When they pleaded with the local priest to talk their 10-year-old daughter out of the fruitless sin of a girl playing baseball, Toni was so persuasive, they all agreed to let her become the first girl on the church league roster, positioned at second base.

But Toni still had bigger dreams. She’d discovered that the manager of the St. Paul (Minnesota) Saints coached a boys’ team not far from where she lived, and was determined to find a way onto it. What she didn’t know was that he was a card-carrying member of the KKK. What he didn’t know was that she was so persistent, he’d eventually surprise himself by letting her show him what she was made of. She surprised him even more when she had skills that were too good to let his racism get in the way of.

While she was training, she also happened to be a ball girl for a local pickup team, and the sharp-eyed manager of the all-male semi pro Twin City Colored Giants noticed that the 15-year-old had an arm that qualified her to be a lot more. A spot on their team gave her a visibility that she didn’t have before, and after proving she had the skills to go even bigger, she kept swinging for the fences.

Toni takes a powder before taking the field

By 25, she’d become a darling of the San Francisco Sea Lions, until she discovered that she was being paid less than her male counterparts, so she took her talents to the Black Pelicans and Creoles of New Orleans instead. Finding love along the way became a unexpected detour. A domineering older husband kept her out of the game for a year, encouraging her to play for the local American Legion instead but her passion was too strong to ignore. “He would have stopped me if he could have, but he couldn’t,” she laughed, and it was seeming more and more obvious that very little could get in Toni Stone’s way.

Her return to baseball couldn’t have been more well timed. The Indianapolis Clowns had just lost a once-in-a-lifetime shortstop named Hank Aaron to the recently integrated Major Leagues. They needed more than just skill to fill his place – they needed a star. In 1953, 32-year old Toni Stone became that star, the first woman to play in the Negro Leagues, and the first female professional in a major baseball organization. Ironically enough, Toni had wanted to play for the All-American Girls Professional Baseball League depicted in “A League of Their Own,” but black women weren’t allowed. Her rejection from their league led her to make even greater strides in her own. (And when asked to wear a skirt herself, she told the Clowns’ owner that she’d “quit first.”)

Even mainstream sports journalists couldn’t deny her unbelievable combination of femininity and fierceness, writing “She belts home runs as easily as most girls catch stitches in their knitting, and the sports boys are goggle-eyed.” Toni’s strength on and off the field was so inspiring to her club that two more women were added to the roster during her tenure. A year later, she transferred to the Kansas City Monarchs where Jackie Robinson once played, and finally retired from baseball in 1955.

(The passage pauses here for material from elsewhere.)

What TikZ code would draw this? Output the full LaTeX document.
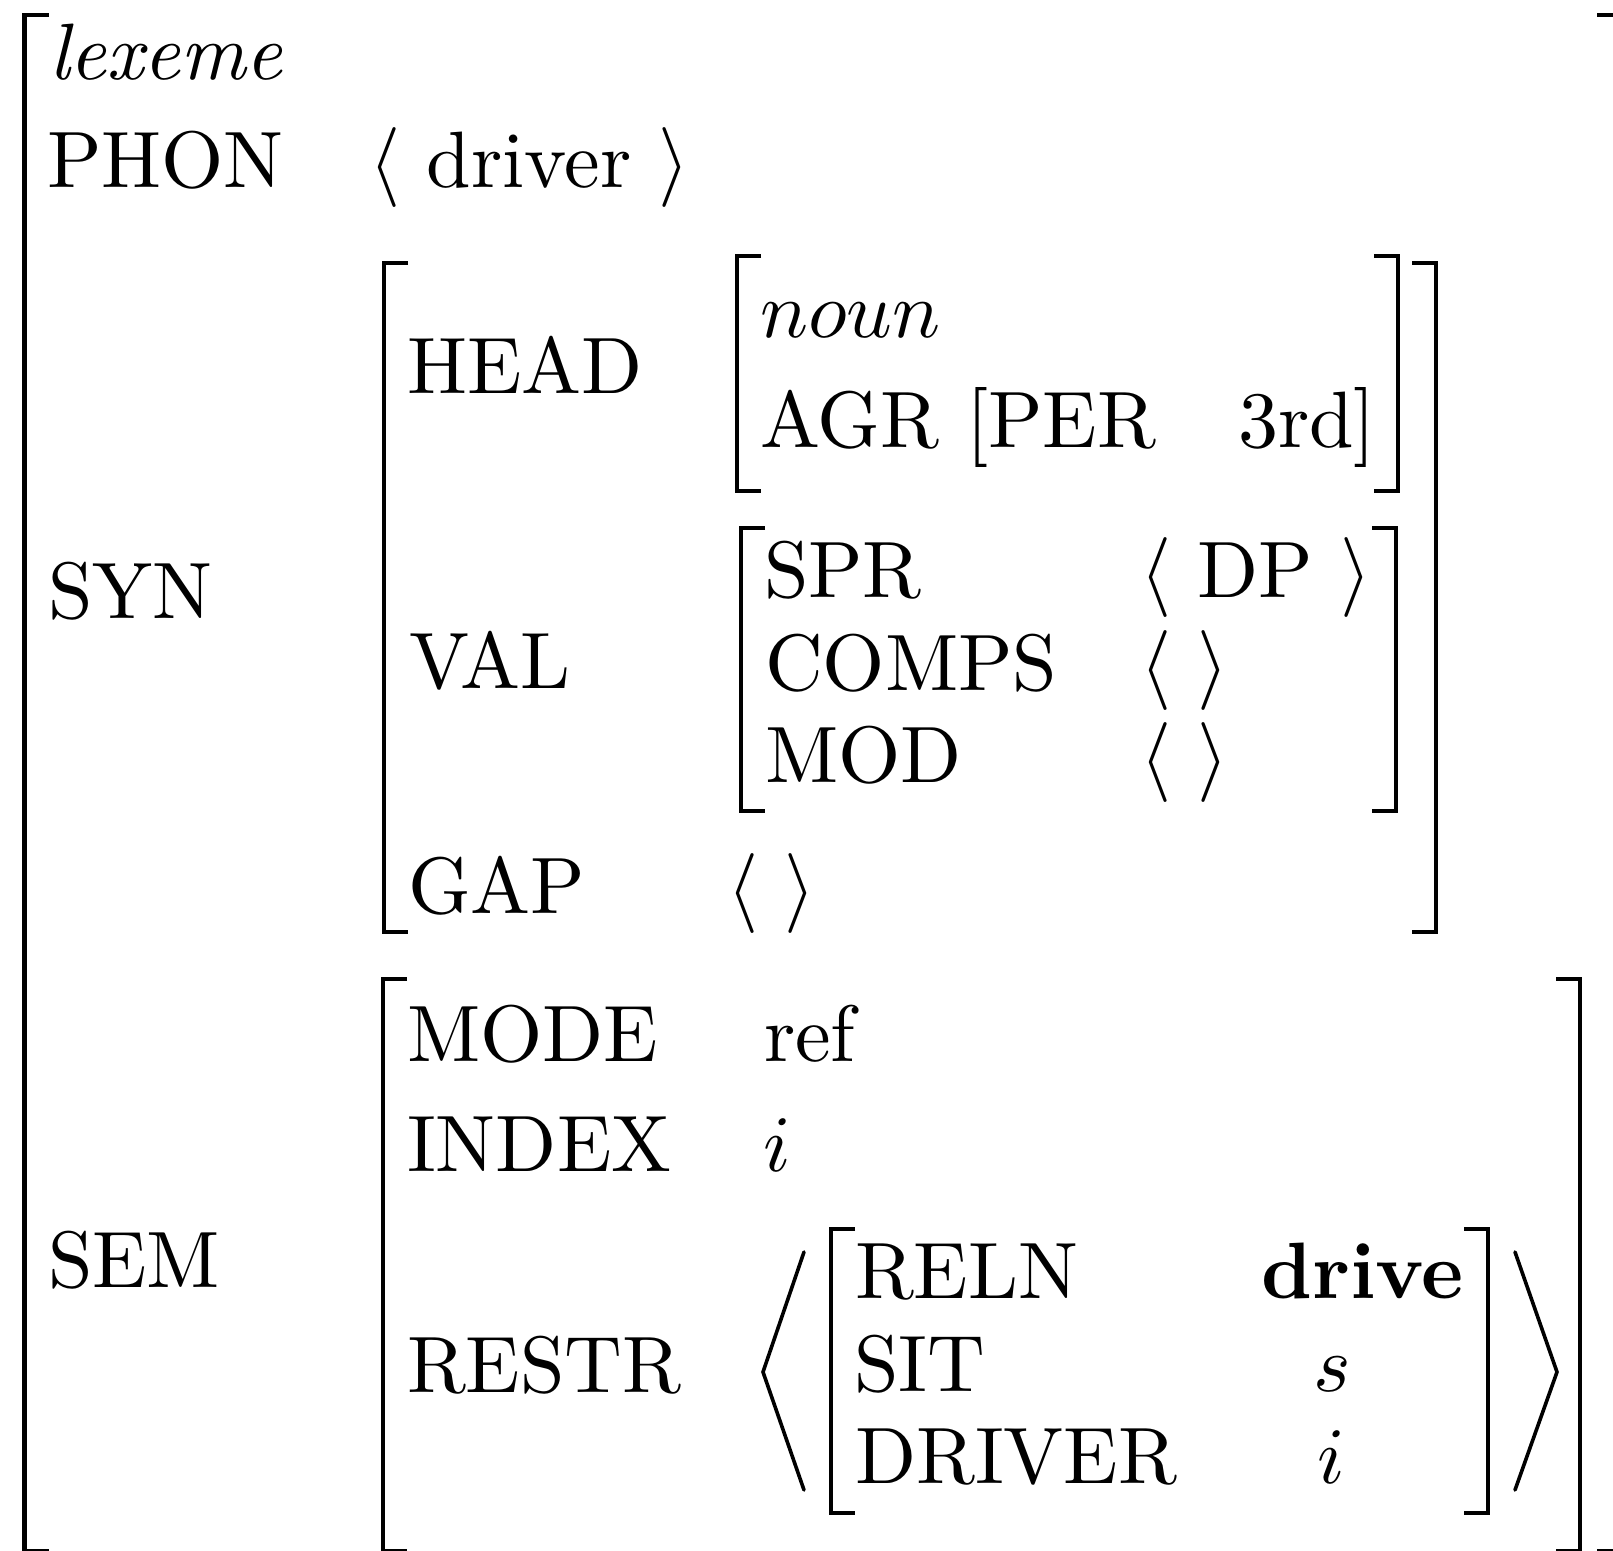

Although Toni was inducted into the Women’s Sports Hall of Fame in 1996 three years before she died at the ripe old age of 75, because her race and gender kept her from the Major Leagues she’s still widely regarded as both “the First Lady of the Negro Leagues” and “the best ball player you’ve never heard of.”


KEEP GOING BLACK IN HISTORY:

The modern day St. Paul Saints honored Toni Stone’s legacy by dedicating a diamond in her name.

Marcenia Lyle “Toni” Stone’s husband just so happened to be Aurelious Alberga, the first black officer in the U.S. Army. They rest in power together at the Golden Gate National Cemetery in California.